┌────────
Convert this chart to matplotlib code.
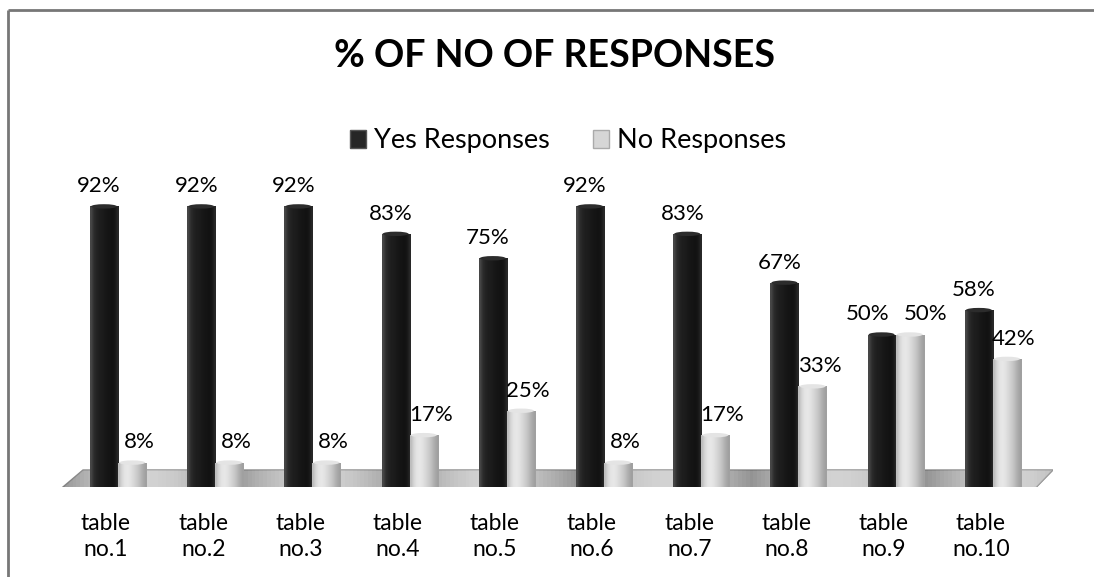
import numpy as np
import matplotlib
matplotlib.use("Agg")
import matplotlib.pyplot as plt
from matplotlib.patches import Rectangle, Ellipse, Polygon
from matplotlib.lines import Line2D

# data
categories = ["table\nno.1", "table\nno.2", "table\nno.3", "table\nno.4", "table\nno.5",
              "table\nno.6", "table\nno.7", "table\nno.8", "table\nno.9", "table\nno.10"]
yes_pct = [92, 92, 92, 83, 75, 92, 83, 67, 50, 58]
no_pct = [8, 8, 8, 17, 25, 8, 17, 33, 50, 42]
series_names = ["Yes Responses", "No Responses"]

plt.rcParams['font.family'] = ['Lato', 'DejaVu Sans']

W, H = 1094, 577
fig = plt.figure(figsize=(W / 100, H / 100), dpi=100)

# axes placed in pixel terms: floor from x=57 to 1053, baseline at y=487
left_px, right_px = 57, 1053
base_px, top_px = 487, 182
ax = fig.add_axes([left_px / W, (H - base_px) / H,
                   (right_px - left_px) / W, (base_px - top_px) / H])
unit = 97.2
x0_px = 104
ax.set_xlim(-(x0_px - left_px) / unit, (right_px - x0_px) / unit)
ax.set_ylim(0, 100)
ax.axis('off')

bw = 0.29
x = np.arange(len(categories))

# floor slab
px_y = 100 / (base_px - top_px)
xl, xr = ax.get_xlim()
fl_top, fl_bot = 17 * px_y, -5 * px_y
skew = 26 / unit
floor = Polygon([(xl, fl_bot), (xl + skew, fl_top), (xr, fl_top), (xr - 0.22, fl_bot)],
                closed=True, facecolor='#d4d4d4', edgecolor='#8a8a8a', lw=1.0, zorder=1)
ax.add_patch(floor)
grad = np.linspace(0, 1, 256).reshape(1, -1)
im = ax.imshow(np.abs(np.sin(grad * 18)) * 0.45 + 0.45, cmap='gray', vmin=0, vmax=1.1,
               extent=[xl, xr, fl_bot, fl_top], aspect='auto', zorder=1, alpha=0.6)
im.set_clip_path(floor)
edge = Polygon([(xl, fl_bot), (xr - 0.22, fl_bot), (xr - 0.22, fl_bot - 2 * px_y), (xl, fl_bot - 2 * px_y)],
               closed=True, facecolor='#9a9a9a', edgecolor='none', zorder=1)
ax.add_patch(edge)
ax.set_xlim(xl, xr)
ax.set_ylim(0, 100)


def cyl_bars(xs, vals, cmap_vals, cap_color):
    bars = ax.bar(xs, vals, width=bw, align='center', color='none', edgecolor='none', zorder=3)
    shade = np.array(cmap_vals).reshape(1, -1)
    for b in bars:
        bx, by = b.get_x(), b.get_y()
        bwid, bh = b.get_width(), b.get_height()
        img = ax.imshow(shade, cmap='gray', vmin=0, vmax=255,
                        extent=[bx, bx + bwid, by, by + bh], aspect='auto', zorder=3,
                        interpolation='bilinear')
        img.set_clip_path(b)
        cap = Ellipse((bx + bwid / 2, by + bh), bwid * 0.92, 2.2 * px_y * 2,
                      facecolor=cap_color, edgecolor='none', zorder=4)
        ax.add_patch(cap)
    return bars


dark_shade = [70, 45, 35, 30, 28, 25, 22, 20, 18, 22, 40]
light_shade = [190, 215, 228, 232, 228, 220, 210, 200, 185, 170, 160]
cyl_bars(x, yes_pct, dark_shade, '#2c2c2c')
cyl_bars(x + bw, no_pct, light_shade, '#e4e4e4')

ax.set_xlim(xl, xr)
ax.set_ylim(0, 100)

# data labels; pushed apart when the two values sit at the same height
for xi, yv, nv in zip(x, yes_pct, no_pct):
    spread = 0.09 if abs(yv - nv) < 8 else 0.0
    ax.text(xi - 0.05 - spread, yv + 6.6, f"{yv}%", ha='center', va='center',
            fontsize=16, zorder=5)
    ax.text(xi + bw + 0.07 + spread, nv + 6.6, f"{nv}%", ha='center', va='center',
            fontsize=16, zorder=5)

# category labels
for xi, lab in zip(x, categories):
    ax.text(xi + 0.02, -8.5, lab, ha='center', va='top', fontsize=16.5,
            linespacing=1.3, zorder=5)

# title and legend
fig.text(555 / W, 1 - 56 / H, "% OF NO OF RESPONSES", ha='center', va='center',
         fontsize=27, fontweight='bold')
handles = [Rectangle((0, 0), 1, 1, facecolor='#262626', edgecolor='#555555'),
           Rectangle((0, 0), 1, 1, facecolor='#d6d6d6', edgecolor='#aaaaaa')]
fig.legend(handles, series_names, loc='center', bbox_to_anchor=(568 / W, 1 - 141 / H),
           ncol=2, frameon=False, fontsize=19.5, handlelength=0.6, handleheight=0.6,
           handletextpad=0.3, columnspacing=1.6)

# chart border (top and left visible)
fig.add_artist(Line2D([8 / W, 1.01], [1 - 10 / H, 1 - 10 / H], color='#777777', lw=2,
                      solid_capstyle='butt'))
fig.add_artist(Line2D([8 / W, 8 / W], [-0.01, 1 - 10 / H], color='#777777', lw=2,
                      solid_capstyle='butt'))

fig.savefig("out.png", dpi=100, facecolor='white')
└────────
Exactly as written, please give again the lines from the beginning of the listing through the line containing "x = np.arange(len(categories))", inclusive, without any pictures.

Convert this chart to matplotlib code.
import numpy as np
import matplotlib
matplotlib.use("Agg")
import matplotlib.pyplot as plt
from matplotlib.patches import Rectangle, Ellipse, Polygon
from matplotlib.lines import Line2D

# data
categories = ["table\nno.1", "table\nno.2", "table\nno.3", "table\nno.4", "table\nno.5",
              "table\nno.6", "table\nno.7", "table\nno.8", "table\nno.9", "table\nno.10"]
yes_pct = [92, 92, 92, 83, 75, 92, 83, 67, 50, 58]
no_pct = [8, 8, 8, 17, 25, 8, 17, 33, 50, 42]
series_names = ["Yes Responses", "No Responses"]

plt.rcParams['font.family'] = ['Lato', 'DejaVu Sans']

W, H = 1094, 577
fig = plt.figure(figsize=(W / 100, H / 100), dpi=100)

# axes placed in pixel terms: floor from x=57 to 1053, baseline at y=487
left_px, right_px = 57, 1053
base_px, top_px = 487, 182
ax = fig.add_axes([left_px / W, (H - base_px) / H,
                   (right_px - left_px) / W, (base_px - top_px) / H])
unit = 97.2
x0_px = 104
ax.set_xlim(-(x0_px - left_px) / unit, (right_px - x0_px) / unit)
ax.set_ylim(0, 100)
ax.axis('off')

bw = 0.29
x = np.arange(len(categories))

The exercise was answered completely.